Cuban poetry also expressed a political and hopeful message in the context of the frustrations of the neocolonial republic. Nicolás Guillén, a member of the Communist Party of Cuba since 1937, was a poet whose work gave voice to the people, the concrete, exploited, and suffering people of the frustrated republic. He and other communist intellectuals believed that literary and artistic expression was a form of struggling for liberty and justice. In addition, Cuban poetry of the period affirmed the possibility of the impossible. Rejecting an interpretation of the impossible as meaning “not possible,” it sustained that the impossible possesses a light that most people cannot see, and a force that the prevailing attitude does not know. But the hidden light of the impossible can be made visible, and its unknown force felt. Accordingly, human hopes can experience incarnation. In the depths of the national soul is found a thirst for the historical awakening, for the incarnation of poetry in reality.

There also is in Cuban political culture a belief in heroism, which is rooted in the teachings of Martí, and which continues to be a central to the Cuban revolutionary project today. This dimension of the Cuban political culture is very different from the United States, where the Left has pointed out that the heroes of the American nation were defenders of their own class interests and, besides, were racist and sexist; where, in other words, the Left had taken heroes away from the people. In Cuba, there is a pervasive belief that there are heroes, a shared belief that emerged from the teachings of Martí.

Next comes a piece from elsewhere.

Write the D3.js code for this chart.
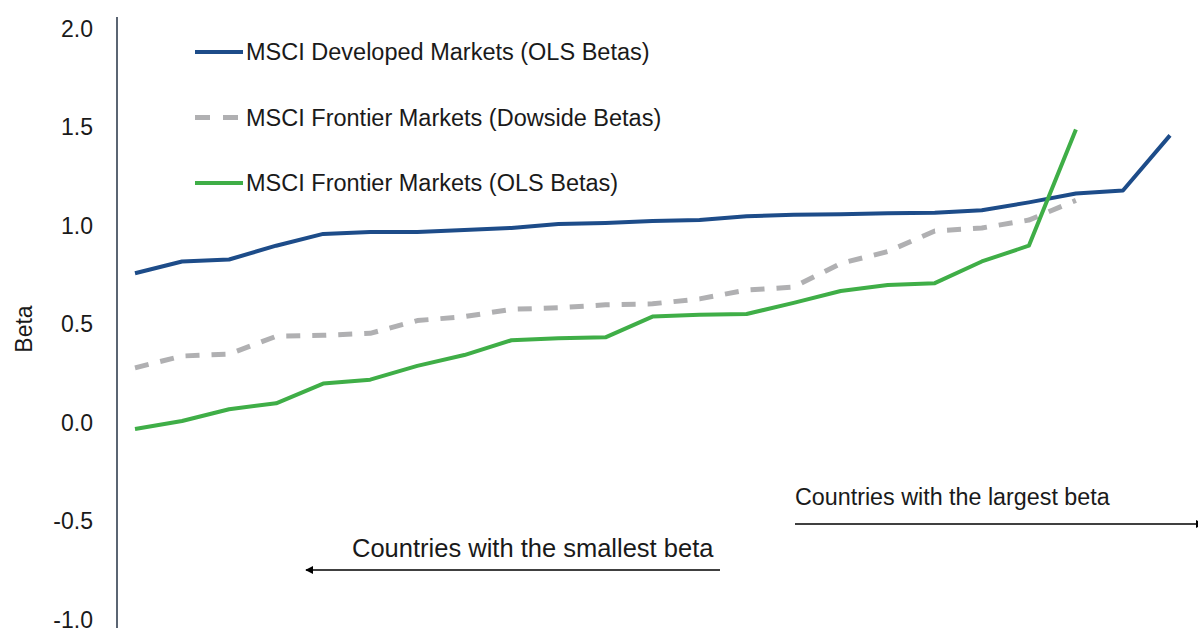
<!DOCTYPE html>
<html>
<head>
<meta charset="utf-8">
<script src="https://cdn.jsdelivr.net/npm/d3@7"></script>
<style>
  body { margin: 0; background: #fff; }
  text { font-family: "Liberation Sans", Arial, sans-serif; fill: #1a1a1a; }
</style>
</head>
<body>
<script>
// betas per country, sorted from smallest to largest
var developedOls = [0.76, 0.82, 0.83, 0.90, 0.96, 0.97, 0.97, 0.98, 0.99, 1.01, 1.015, 1.025,
    1.03, 1.05, 1.057, 1.06, 1.065, 1.067, 1.08, 1.12, 1.165, 1.18, 1.46];
var frontierDownside = [0.28, 0.34, 0.35, 0.44, 0.445, 0.455, 0.52, 0.54, 0.577, 0.585, 0.60,
    0.605, 0.63, 0.675, 0.69, 0.81, 0.87, 0.975, 0.99, 1.03, 1.13];
var frontierOls = [-0.03, 0.01, 0.07, 0.10, 0.20, 0.22, 0.29, 0.345, 0.42, 0.43, 0.435, 0.54,
    0.55, 0.553, 0.61, 0.67, 0.70, 0.71, 0.82, 0.90, 1.49];
var yTicks = [-1.0, -0.5, 0.0, 0.5, 1.0, 1.5, 2.0];
var legendLabels = ["MSCI Developed Markets (OLS Betas)",
    "MSCI Frontier Markets (Dowside Betas)",
    "MSCI Frontier Markets (OLS Betas)"];

var width = 1198,
    height = 629;

var svg = d3.select("body").append("svg")
    .attr("width", width)
    .attr("height", height);

svg.append("defs").append("marker")
    .attr("id", "arrow")
    .attr("viewBox", "0 0 10 10")
    .attr("refX", 9).attr("refY", 5)
    .attr("markerWidth", 5).attr("markerHeight", 5)
    .attr("markerUnits", "strokeWidth")
    .attr("orient", "auto-start-reverse")
    .append("path")
    .attr("d", "M0,0L10,5L0,10z")
    .attr("fill", "#000");

var x = d3.scalePoint()
    .domain(d3.range(developedOls.length))
    .range([135, 1170]);

var y = d3.scaleLinear()
    .domain([-1, 2])
    .range([620, 29]);

// y axis
var yAxis = svg.append("g")
    .attr("transform", "translate(117,0)")
    .call(d3.axisLeft(y)
        .tickValues(yTicks)
        .tickSize(0)
        .tickPadding(24)
        .tickFormat(function(d) { return d3.format(".1f")(d).replace("\u2212", "-"); }));
yAxis.select(".domain").remove();
yAxis.selectAll("text")
    .attr("font-size", 23)
    .attr("font-family", null)
    .attr("fill", "#1a1a1a");

svg.append("line")
    .attr("x1", 117).attr("x2", 117)
    .attr("y1", 17).attr("y2", 628)
    .attr("stroke", "#5b6573")
    .attr("stroke-width", 2);

svg.append("text")
    .attr("transform", "translate(24,329) rotate(-90)")
    .attr("text-anchor", "middle")
    .attr("dy", "0.35em")
    .attr("font-size", 23)
    .text("Beta");

// series lines
var line = d3.line()
    .x(function(d, i) { return x(i); })
    .y(function(d) { return y(d); });

var series = [
    { values: developedOls, color: "#1d4c89", width: 4, dash: null },
    { values: frontierDownside, color: "#b0b0b2", width: 5, dash: "14,12" },
    { values: frontierOls, color: "#3fae47", width: 4, dash: null }
];

svg.append("g")
    .selectAll("path")
    .data(series)
    .enter().append("path")
    .attr("d", function(d) { return line(d.values); })
    .attr("fill", "none")
    .attr("stroke", function(d) { return d.color; })
    .attr("stroke-width", function(d) { return d.width; })
    .attr("stroke-dasharray", function(d) { return d.dash; })
    .attr("stroke-linejoin", "round");

// legend
var legend = svg.append("g")
    .selectAll("g")
    .data(series)
    .enter().append("g")
    .attr("transform", function(d, i) { return "translate(195," + (52 + i * 65.5) + ")"; });

legend.append("line")
    .attr("x1", 0).attr("x2", 48)
    .attr("stroke", function(d) { return d.color; })
    .attr("stroke-width", function(d) { return d.width; })
    .attr("stroke-dasharray", function(d) { return d.dash ? "15,13" : null; });

legend.append("text")
    .attr("x", 51)
    .attr("dy", "0.35em")
    .attr("font-size", 23.5)
    .text(function(d, i) { return legendLabels[i]; });

// annotations
svg.append("text")
    .attr("x", 795).attr("y", 505)
    .attr("font-size", 23.3)
    .text("Countries with the largest beta");
svg.append("line")
    .attr("x1", 795).attr("x2", 1203)
    .attr("y1", 524).attr("y2", 524)
    .attr("stroke", "#000").attr("stroke-width", 1.6)
    .attr("marker-end", "url(#arrow)");

svg.append("text")
    .attr("x", 352).attr("y", 557)
    .attr("font-size", 25.5)
    .text("Countries with the smallest beta");
svg.append("line")
    .attr("x1", 720).attr("x2", 306)
    .attr("y1", 570).attr("y2", 570)
    .attr("stroke", "#000").attr("stroke-width", 1.6)
    .attr("marker-end", "url(#arrow)");
</script>
</body>
</html>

In La Edad de Oro, a collection of stories written for children, José Martí wrote, “liberty is the right of all men to be honest, and to think and speak without hypocrisy.” Any person who obeys a bad government or unjust laws is not an honest person. Many people, he wrote, are living without dignity. They do not think about what is happening in their surroundings; they are content to live without asking if they are living honestly. Some persons, however, are not content to live without honesty and dignity. “When there are many men without dignity, there are always others that have in themselves the dignity of many men. They are the ones that rebel with terrible force against those that rob the peoples of their liberty and that rob men of their dignity. In these men walk a thousand men and an entire people; in these men, human dignity is expressed. These men are sacred.” Martí identified three such “heroes,” all of whom were leaders in the independence movements of Latin America in the early decades of the nineteenth century: Bolívar of Venezuela, San Martín of Río de la Plata, and Hidalgo of Mexico. Martí describes them as men who fought for the right of America to be free, and who protested the enslavement of blacks and the mistreatment of the indigenous peoples. They read the philosophers of the eighteenth century, observes Martí, and they explained the right of all to be honest and to think and to speak without hypocrisy.

Cintio Vitier maintains that Martí considered truth to be the highest duty of the human being. Accordingly, he believed that there can be no political liberty without spiritual liberty, and that “the first task of humanity is to reconquer itself,” that is, to know the essence of human life. He believed that through truth, honesty, and integrity, the impossible can be attained. Furthermore, Martí believed that the world is divided between “those who love and found, and those who hate and destroy.” In this conflict between good and evil, our duty is to stand on the side of the good, through the constant practice of generosity, service, and sacrifice; and through the cultivation of knowledge and the prudent exercise of reason. And reason must be accompanied by heart, by universal love, which brings us to identify with the weak and the oppressed and to cast our fate with the poor of the earth. Together, reason and heart provide human redemption.

Martí profoundly influenced the development of the Cuban revolutionary movement, establishing a fundamental moral perspective. Julio Antonio Mella, who founded the Communist Party of Cuba in 1925, embraced the notion of the need to sacrifice in defense of the great ideals. “All of the great ideas,” Mella wrote, “have their Nazareth.” This central concept of heroic sacrifice in defense of the moral world was kept alive by the intellectual class during the period of cynicism and fatalism of 1934-53. As a result of their efforts, the idea of heroic sacrifice would be central to the generation of young men and women who emerged as decisive political actors in the aftermath of the March 10, 1952, Batista coup, youth who possessed a sense of justice and believed that the world promised by the heroes and martyrs was in their hands to attain.

We will look in out next episode at the decisive political action of that exceptional generation of Cubans, who in the year of 100th anniversary of his birth, declared themselves, in both word and courageous deed, to be apostles of Martí, convinced that he remained alive in the hopes and aspirations of the people.

This is Charles McKelvey, speaking from Cuba, the heart and soul of a global socialist revolution that struggles for a more just, democratic, and sustainable world.

 

Sources

Arboleya, Jesús. 2008. La Revolución del Otro Mundo: Un análisis histórico de la Revolución Cubana. La Habana: Editorial de Ciencias Sociales.

Martí, José. 2006. La Edad de Oro, Sexta edición. La Habana: Editorial Gente Nueve.

Vitier, Cintio. 2006. Ese Sol del Mundo Moral. La Habana: Editorial Félix Varela.